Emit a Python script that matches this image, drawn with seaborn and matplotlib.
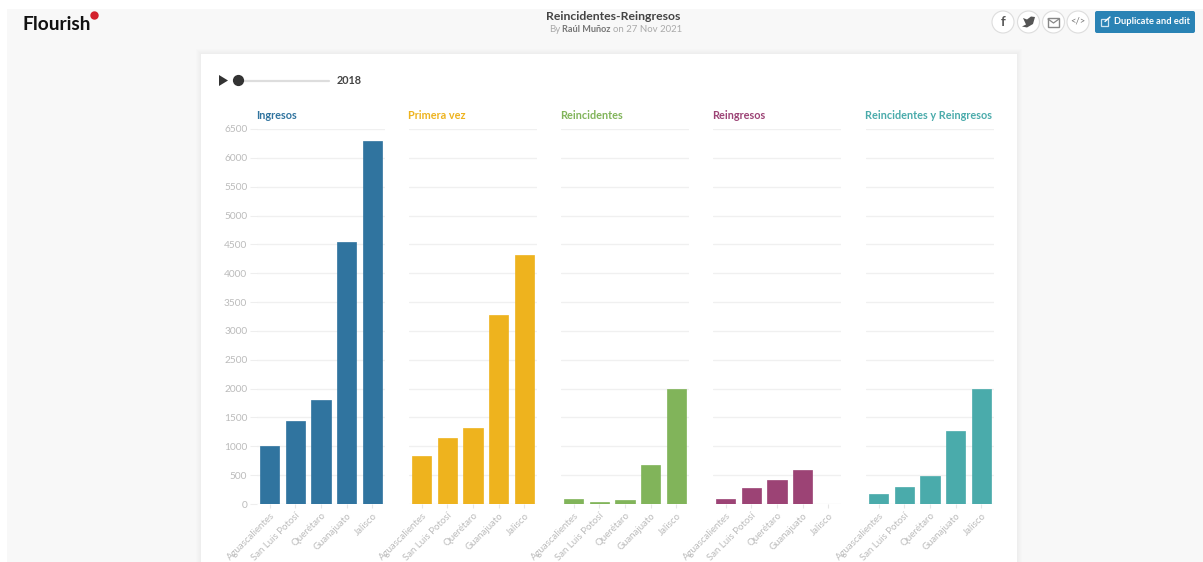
import pandas as pd
import matplotlib.pyplot as plt
from matplotlib.patches import Rectangle, Circle, FancyBboxPatch, Polygon
import seaborn as sns

sns.set_theme(style='white')
plt.rcParams['font.family'] = ['Lato', 'DejaVu Sans']

W, H = 1203, 562

# datos (2018)
estados = ['Aguascalientes', 'San Luis Potosí', 'Querétaro', 'Guanajuato', 'Jalisco']
ingresos = [1010, 1440, 1810, 4540, 6300]
primera_vez = [830, 1140, 1320, 3280, 4320]
reincidentes = [90, 40, 70, 680, 1990]
reingresos = [90, 270, 420, 590, 0]
reinc_y_reing = [180, 300, 490, 1270, 1990]

titulos = ['Ingresos', 'Primera vez', 'Reincidentes', 'Reingresos', 'Reincidentes y Reingresos']
series = [ingresos, primera_vez, reincidentes, reingresos, reinc_y_reing]
colores = ['#30749f', '#eeb31e', '#81b45a', '#9c4375', '#4aabab']
y_ticks = list(range(0, 7000, 500))

izquierdas = [257, 409, 561, 713, 866]
ancho_panel = 128
y_base, y_tope = 504, 129

fig = plt.figure(figsize=(W / 100, H / 100), dpi=100, facecolor='white')

# fondo de la pagina, en pixeles
bg = fig.add_axes([0, 0, 1, 1], zorder=0)
bg.set_xlim(0, W)
bg.set_ylim(H, 0)
bg.axis('off')
bg.add_patch(Rectangle((7, 9), W - 7, H - 9, fc='#f8f8f8', ec='none'))
for i in range(6):
    bg.add_patch(Rectangle((201 - i, 54 - i), 816 + 2 * i, H, fc='#000000', alpha=0.008, ec='none'))
bg.add_patch(Rectangle((201, 54), 816, H, fc='white', ec='none'))

# logo y encabezado
bg.text(22, 25, 'Flourish', fontsize=13.8, color='#111111', va='center', weight='bold')
bg.add_patch(Circle((94.5, 15.5), 4.2, fc='#d3212d', ec='none'))
bg.text(613, 16, 'Reincidentes-Reingresos', fontsize=8.8, weight='bold', color='#444444', ha='center', va='center')
bg.text(549, 30, 'By', fontsize=7, color='#aaaaaa', va='center')
bg.text(562, 30, 'Raúl Muñoz', fontsize=6.6, color='#777777', weight='bold', va='center')
bg.text(613, 30, 'on 27 Nov 2021', fontsize=6.9, color='#aaaaaa', va='center')

# botones
for cx in [1003, 1028.5, 1053.5, 1078]:
    bg.add_patch(Circle((cx, 22), 11, fc='white', ec='#dddddd', lw=0.8))
bg.text(1003, 21.5, 'f', fontsize=9.5, weight='bold', color='#555555', ha='center', va='center')
bg.add_patch(Polygon([(1023, 18), (1027, 19.5), (1031, 16.5), (1035, 17), (1033, 24), (1027, 27.5), (1022, 26.5),
                      (1026, 24.5)], fc='#555555', ec='none'))
bg.add_patch(Rectangle((1048, 17.5), 11, 9, fc='none', ec='#888888', lw=1))
bg.plot([1048, 1053.5, 1059], [19, 23, 19], color='#888888', lw=0.9)
bg.text(1078, 21.5, '</>', fontsize=6.8, color='#777777', ha='center', va='center')
bg.add_patch(FancyBboxPatch((1095, 11), 100, 22, boxstyle='round,pad=0,rounding_size=2', fc='#2a83b5', ec='none'))
bg.add_patch(Rectangle((1101, 19), 7, 7, fc='none', ec='#cfe4f0', lw=0.9))
bg.plot([1105, 1110], [21.5, 17], color='white', lw=1)
bg.text(1114, 22, 'Duplicate and edit', fontsize=6.7, weight='bold', color='white', va='center')

# control de tiempo
bg.add_patch(Polygon([(219, 75), (219, 86), (228, 80.5)], fc='#333333', ec='none'))
bg.plot([238, 329], [80.5, 80.5], color='#dddddd', lw=1.6, solid_capstyle='round')
bg.add_patch(Circle((238.5, 80.5), 5.6, fc='#333333', ec='none', zorder=3))
bg.text(337, 81, '2018', fontsize=7.8, weight='bold', color='#444444', va='center')

# un panel de barras por serie
for i in range(len(titulos)):
    df = pd.DataFrame({'estado': estados, 'valor': series[i]})
    ax = fig.add_axes([izquierdas[i] / W, 1 - y_base / H, ancho_panel / W, (y_base - y_tope) / H],
                      zorder=2, facecolor='none')
    sns.barplot(data=df, x='estado', y='valor', color=colores[i], width=0.75, saturation=1,
                edgecolor=colores[i], linewidth=0.5, ax=ax, zorder=3)
    ax.set_xlim(-0.5, 4.5)
    ax.set_ylim(0, 6500)
    ax.set_yticks(y_ticks)
    ax.set_xlabel('')
    ax.set_ylabel('')
    ax.grid(axis='y', color='#f0f0f0', lw=1)
    ax.set_axisbelow(True)
    sns.despine(ax=ax, left=True, top=True, right=True, bottom=True)
    ax.set_xticks(range(len(estados)))
    ax.set_xticklabels(estados, rotation=45, ha='right', rotation_mode='anchor', fontsize=6.9, color='#bbbbbb')
    ax.tick_params(axis='x', length=3, width=0.8, color='#e6e6e6', pad=2, bottom=True)
    if i == 0:
        ax.tick_params(axis='y', length=5, width=0.8, color='#eeeeee', labelsize=7.3, labelcolor='#bbbbbb', pad=2, left=True)
    else:
        ax.tick_params(axis='y', left=False, labelleft=False)
    ax.text(-0.005, 1 + 8 / (y_base - y_tope), titulos[i], transform=ax.transAxes, fontsize=7.85, weight='bold',
            color=colores[i], va='bottom', ha='left')

plt.savefig('out.png', dpi=100)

◆ ◆ ◆ ◆

Search the data above for the word "matplotlib", then gather each line in which it appears.

Full answer:
Emit a Python script that matches this image, drawn with seaborn and matplotlib.
import matplotlib.pyplot as plt
from matplotlib.patches import Rectangle, Circle, FancyBboxPatch, Polygon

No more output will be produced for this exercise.